#### WHAT YOU SHOULD DO
Give a verbatim copy of the lines below, minus the pictures.

#### INFORMATION SUPPLIED
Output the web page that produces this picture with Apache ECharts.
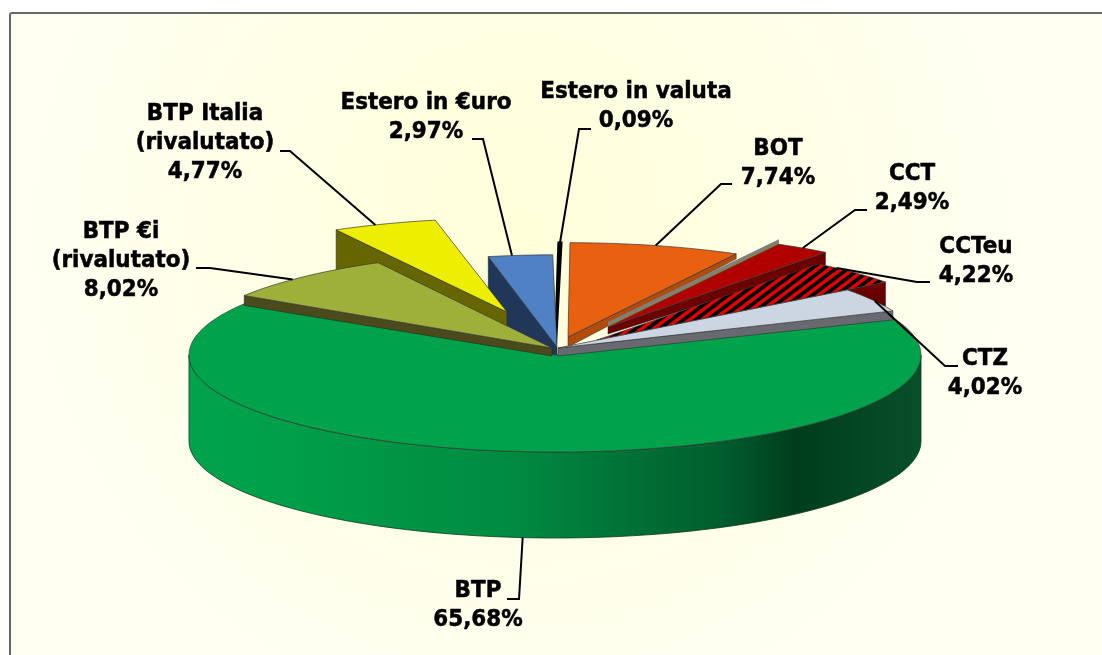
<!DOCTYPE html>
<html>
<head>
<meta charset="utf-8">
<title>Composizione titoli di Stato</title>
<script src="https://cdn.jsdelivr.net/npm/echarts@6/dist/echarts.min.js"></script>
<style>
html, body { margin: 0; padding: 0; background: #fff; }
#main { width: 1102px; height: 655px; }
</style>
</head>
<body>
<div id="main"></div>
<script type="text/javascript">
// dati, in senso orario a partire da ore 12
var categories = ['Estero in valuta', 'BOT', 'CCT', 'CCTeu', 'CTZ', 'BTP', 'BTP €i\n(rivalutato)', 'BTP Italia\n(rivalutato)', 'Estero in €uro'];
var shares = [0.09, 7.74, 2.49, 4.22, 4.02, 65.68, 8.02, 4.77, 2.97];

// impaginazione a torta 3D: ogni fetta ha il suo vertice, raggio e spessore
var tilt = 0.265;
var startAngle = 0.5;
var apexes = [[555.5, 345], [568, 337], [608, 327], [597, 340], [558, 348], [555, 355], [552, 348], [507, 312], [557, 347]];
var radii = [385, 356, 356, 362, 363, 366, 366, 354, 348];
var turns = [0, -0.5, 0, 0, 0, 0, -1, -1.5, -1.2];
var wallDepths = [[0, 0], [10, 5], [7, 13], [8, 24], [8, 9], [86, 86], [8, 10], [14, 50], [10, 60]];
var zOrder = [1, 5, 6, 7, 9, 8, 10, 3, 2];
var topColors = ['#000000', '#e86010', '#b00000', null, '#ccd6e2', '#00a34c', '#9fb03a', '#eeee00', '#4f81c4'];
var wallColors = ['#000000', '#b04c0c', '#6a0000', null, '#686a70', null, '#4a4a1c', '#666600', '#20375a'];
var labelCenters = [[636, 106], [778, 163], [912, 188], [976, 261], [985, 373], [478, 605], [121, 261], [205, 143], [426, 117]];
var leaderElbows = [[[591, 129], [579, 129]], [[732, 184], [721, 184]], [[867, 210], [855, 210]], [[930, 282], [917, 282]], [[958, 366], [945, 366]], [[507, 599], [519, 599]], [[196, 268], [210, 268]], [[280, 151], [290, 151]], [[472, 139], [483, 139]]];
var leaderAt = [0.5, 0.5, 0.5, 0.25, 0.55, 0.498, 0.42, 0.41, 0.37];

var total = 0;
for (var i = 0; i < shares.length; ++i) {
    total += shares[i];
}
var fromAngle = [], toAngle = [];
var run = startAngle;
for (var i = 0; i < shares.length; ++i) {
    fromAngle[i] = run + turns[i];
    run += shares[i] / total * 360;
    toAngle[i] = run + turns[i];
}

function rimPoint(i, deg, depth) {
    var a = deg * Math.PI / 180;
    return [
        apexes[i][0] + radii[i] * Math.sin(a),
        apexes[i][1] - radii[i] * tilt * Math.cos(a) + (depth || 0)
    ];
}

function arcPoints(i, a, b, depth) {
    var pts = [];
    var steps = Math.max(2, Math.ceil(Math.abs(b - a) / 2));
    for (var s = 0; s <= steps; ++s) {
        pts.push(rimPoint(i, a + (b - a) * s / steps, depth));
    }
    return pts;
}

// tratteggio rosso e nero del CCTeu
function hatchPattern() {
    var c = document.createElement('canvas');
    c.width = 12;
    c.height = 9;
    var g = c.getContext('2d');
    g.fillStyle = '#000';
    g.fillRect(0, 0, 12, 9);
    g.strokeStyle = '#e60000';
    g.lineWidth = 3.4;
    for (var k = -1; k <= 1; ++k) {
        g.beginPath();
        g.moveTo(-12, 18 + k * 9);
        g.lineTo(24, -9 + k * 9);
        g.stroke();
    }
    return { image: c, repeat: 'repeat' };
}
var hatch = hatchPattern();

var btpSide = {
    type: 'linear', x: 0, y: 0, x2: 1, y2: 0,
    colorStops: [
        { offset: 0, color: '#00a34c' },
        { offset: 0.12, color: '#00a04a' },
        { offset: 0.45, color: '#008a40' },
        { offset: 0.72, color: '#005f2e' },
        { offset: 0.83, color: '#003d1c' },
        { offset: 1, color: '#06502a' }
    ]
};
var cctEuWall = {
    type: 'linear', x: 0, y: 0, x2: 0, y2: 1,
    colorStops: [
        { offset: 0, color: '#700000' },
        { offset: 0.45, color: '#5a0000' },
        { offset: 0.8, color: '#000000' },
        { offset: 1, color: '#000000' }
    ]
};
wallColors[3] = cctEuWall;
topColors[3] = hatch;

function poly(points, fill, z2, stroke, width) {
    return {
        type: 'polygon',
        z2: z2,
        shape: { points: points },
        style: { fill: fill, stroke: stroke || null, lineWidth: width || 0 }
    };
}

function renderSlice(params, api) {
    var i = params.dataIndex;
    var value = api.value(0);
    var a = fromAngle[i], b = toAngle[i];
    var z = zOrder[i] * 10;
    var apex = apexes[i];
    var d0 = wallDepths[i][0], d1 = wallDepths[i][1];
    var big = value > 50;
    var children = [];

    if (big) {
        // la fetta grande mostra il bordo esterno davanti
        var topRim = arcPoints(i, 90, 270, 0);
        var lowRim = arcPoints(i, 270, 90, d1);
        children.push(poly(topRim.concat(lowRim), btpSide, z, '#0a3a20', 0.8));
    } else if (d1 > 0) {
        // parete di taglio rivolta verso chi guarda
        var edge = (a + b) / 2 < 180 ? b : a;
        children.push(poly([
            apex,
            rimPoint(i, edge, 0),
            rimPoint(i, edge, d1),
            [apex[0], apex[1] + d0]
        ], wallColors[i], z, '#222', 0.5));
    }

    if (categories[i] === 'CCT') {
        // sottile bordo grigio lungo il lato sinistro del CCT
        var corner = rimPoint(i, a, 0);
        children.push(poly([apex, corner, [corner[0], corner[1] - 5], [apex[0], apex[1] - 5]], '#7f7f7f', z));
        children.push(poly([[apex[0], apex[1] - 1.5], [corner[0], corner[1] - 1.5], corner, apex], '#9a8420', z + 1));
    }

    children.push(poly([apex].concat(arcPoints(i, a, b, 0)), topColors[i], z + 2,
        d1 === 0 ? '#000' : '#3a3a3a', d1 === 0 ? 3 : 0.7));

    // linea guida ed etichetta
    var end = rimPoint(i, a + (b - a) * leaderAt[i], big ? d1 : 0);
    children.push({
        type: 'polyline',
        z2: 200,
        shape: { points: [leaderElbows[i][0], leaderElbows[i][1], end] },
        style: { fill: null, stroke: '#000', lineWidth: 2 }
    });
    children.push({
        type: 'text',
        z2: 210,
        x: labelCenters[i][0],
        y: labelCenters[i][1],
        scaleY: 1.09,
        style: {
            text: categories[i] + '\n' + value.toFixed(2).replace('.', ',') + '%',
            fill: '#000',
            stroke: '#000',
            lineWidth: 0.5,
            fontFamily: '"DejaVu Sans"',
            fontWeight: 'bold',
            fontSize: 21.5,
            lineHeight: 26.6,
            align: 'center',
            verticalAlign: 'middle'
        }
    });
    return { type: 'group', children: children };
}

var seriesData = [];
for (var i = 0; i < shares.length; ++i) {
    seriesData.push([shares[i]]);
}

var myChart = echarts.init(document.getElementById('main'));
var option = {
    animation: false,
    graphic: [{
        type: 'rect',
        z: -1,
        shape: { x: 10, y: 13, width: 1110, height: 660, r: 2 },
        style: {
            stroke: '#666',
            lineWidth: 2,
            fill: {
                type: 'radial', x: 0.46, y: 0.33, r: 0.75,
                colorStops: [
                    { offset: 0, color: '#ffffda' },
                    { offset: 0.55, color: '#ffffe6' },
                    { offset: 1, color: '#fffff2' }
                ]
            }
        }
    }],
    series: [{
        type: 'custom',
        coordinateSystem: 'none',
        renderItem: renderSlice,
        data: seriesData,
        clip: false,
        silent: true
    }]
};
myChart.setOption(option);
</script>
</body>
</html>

#### TASK OUTPUT
Output the web page that produces this picture with Apache ECharts.
<!DOCTYPE html>
<html>
<head>
<meta charset="utf-8">
<title>Composizione titoli di Stato</title>
<script src="https://cdn.jsdelivr.net/npm/echarts@6/dist/echarts.min.js"></script>
<style>
html, body { margin: 0; padding: 0; background: #fff; }
#main { width: 1102px; height: 655px; }
</style>
</head>
<body>
<div id="main"></div>
<script type="text/javascript">
// dati, in senso orario a partire da ore 12
var categories = ['Estero in valuta', 'BOT', 'CCT', 'CCTeu', 'CTZ', 'BTP', 'BTP €i\n(rivalutato)', 'BTP Italia\n(rivalutato)', 'Estero in €uro'];
var shares = [0.09, 7.74, 2.49, 4.22, 4.02, 65.68, 8.02, 4.77, 2.97];

// impaginazione a torta 3D: ogni fetta ha il suo vertice, raggio e spessore
var tilt = 0.265;
var startAngle = 0.5;
var apexes = [[555.5, 345], [568, 337], [608, 327], [597, 340], [558, 348], [555, 355], [552, 348], [507, 312], [557, 347]];
var radii = [385, 356, 356, 362, 363, 366, 366, 354, 348];
var turns = [0, -0.5, 0, 0, 0, 0, -1, -1.5, -1.2];
var wallDepths = [[0, 0], [10, 5], [7, 13], [8, 24], [8, 9], [86, 86], [8, 10], [14, 50], [10, 60]];
var zOrder = [1, 5, 6, 7, 9, 8, 10, 3, 2];
var topColors = ['#000000', '#e86010', '#b00000', null, '#ccd6e2', '#00a34c', '#9fb03a', '#eeee00', '#4f81c4'];
var wallColors = ['#000000', '#b04c0c', '#6a0000', null, '#686a70', null, '#4a4a1c', '#666600', '#20375a'];
var labelCenters = [[636, 106], [778, 163], [912, 188], [976, 261], [985, 373], [478, 605], [121, 261], [205, 143], [426, 117]];
var leaderElbows = [[[591, 129], [579, 129]], [[732, 184], [721, 184]], [[867, 210], [855, 210]], [[930, 282], [917, 282]], [[958, 366], [945, 366]], [[507, 599], [519, 599]], [[196, 268], [210, 268]], [[280, 151], [290, 151]], [[472, 139], [483, 139]]];
var leaderAt = [0.5, 0.5, 0.5, 0.25, 0.55, 0.498, 0.42, 0.41, 0.37];

var total = 0;
for (var i = 0; i < shares.length; ++i) {
    total += shares[i];
}
var fromAngle = [], toAngle = [];
var run = startAngle;
for (var i = 0; i < shares.length; ++i) {
    fromAngle[i] = run + turns[i];
    run += shares[i] / total * 360;
    toAngle[i] = run + turns[i];
}

function rimPoint(i, deg, depth) {
    var a = deg * Math.PI / 180;
    return [
        apexes[i][0] + radii[i] * Math.sin(a),
        apexes[i][1] - radii[i] * tilt * Math.cos(a) + (depth || 0)
    ];
}

function arcPoints(i, a, b, depth) {
    var pts = [];
    var steps = Math.max(2, Math.ceil(Math.abs(b - a) / 2));
    for (var s = 0; s <= steps; ++s) {
        pts.push(rimPoint(i, a + (b - a) * s / steps, depth));
    }
    return pts;
}

// tratteggio rosso e nero del CCTeu
function hatchPattern() {
    var c = document.createElement('canvas');
    c.width = 12;
    c.height = 9;
    var g = c.getContext('2d');
    g.fillStyle = '#000';
    g.fillRect(0, 0, 12, 9);
    g.strokeStyle = '#e60000';
    g.lineWidth = 3.4;
    for (var k = -1; k <= 1; ++k) {
        g.beginPath();
        g.moveTo(-12, 18 + k * 9);
        g.lineTo(24, -9 + k * 9);
        g.stroke();
    }
    return { image: c, repeat: 'repeat' };
}
var hatch = hatchPattern();

var btpSide = {
    type: 'linear', x: 0, y: 0, x2: 1, y2: 0,
    colorStops: [
        { offset: 0, color: '#00a34c' },
        { offset: 0.12, color: '#00a04a' },
        { offset: 0.45, color: '#008a40' },
        { offset: 0.72, color: '#005f2e' },
        { offset: 0.83, color: '#003d1c' },
        { offset: 1, color: '#06502a' }
    ]
};
var cctEuWall = {
    type: 'linear', x: 0, y: 0, x2: 0, y2: 1,
    colorStops: [
        { offset: 0, color: '#700000' },
        { offset: 0.45, color: '#5a0000' },
        { offset: 0.8, color: '#000000' },
        { offset: 1, color: '#000000' }
    ]
};
wallColors[3] = cctEuWall;
topColors[3] = hatch;

function poly(points, fill, z2, stroke, width) {
    return {
        type: 'polygon',
        z2: z2,
        shape: { points: points },
        style: { fill: fill, stroke: stroke || null, lineWidth: width || 0 }
    };
}

function renderSlice(params, api) {
    var i = params.dataIndex;
    var value = api.value(0);
    var a = fromAngle[i], b = toAngle[i];
    var z = zOrder[i] * 10;
    var apex = apexes[i];
    var d0 = wallDepths[i][0], d1 = wallDepths[i][1];
    var big = value > 50;
    var children = [];

    if (big) {
        // la fetta grande mostra il bordo esterno davanti
        var topRim = arcPoints(i, 90, 270, 0);
        var lowRim = arcPoints(i, 270, 90, d1);
        children.push(poly(topRim.concat(lowRim), btpSide, z, '#0a3a20', 0.8));
    } else if (d1 > 0) {
        // parete di taglio rivolta verso chi guarda
        var edge = (a + b) / 2 < 180 ? b : a;
        children.push(poly([
            apex,
            rimPoint(i, edge, 0),
            rimPoint(i, edge, d1),
            [apex[0], apex[1] + d0]
        ], wallColors[i], z, '#222', 0.5));
    }

    if (categories[i] === 'CCT') {
        // sottile bordo grigio lungo il lato sinistro del CCT
        var corner = rimPoint(i, a, 0);
        children.push(poly([apex, corner, [corner[0], corner[1] - 5], [apex[0], apex[1] - 5]], '#7f7f7f', z));
        children.push(poly([[apex[0], apex[1] - 1.5], [corner[0], corner[1] - 1.5], corner, apex], '#9a8420', z + 1));
    }

    children.push(poly([apex].concat(arcPoints(i, a, b, 0)), topColors[i], z + 2,
        d1 === 0 ? '#000' : '#3a3a3a', d1 === 0 ? 3 : 0.7));

    // linea guida ed etichetta
    var end = rimPoint(i, a + (b - a) * leaderAt[i], big ? d1 : 0);
    children.push({
        type: 'polyline',
        z2: 200,
        shape: { points: [leaderElbows[i][0], leaderElbows[i][1], end] },
        style: { fill: null, stroke: '#000', lineWidth: 2 }
    });
    children.push({
        type: 'text',
        z2: 210,
        x: labelCenters[i][0],
        y: labelCenters[i][1],
        scaleY: 1.09,
        style: {
            text: categories[i] + '\n' + value.toFixed(2).replace('.', ',') + '%',
            fill: '#000',
            stroke: '#000',
            lineWidth: 0.5,
            fontFamily: '"DejaVu Sans"',
            fontWeight: 'bold',
            fontSize: 21.5,
            lineHeight: 26.6,
            align: 'center',
            verticalAlign: 'middle'
        }
    });
    return { type: 'group', children: children };
}

var seriesData = [];
for (var i = 0; i < shares.length; ++i) {
    seriesData.push([shares[i]]);
}

var myChart = echarts.init(document.getElementById('main'));
var option = {
    animation: false,
    graphic: [{
        type: 'rect',
        z: -1,
        shape: { x: 10, y: 13, width: 1110, height: 660, r: 2 },
        style: {
            stroke: '#666',
            lineWidth: 2,
            fill: {
                type: 'radial', x: 0.46, y: 0.33, r: 0.75,
                colorStops: [
                    { offset: 0, color: '#ffffda' },
                    { offset: 0.55, color: '#ffffe6' },
                    { offset: 1, color: '#fffff2' }
                ]
            }
        }
    }],
    series: [{
        type: 'custom',
        coordinateSystem: 'none',
        renderItem: renderSlice,
        data: seriesData,
        clip: false,
        silent: true
    }]
};
myChart.setOption(option);
</script>
</body>
</html>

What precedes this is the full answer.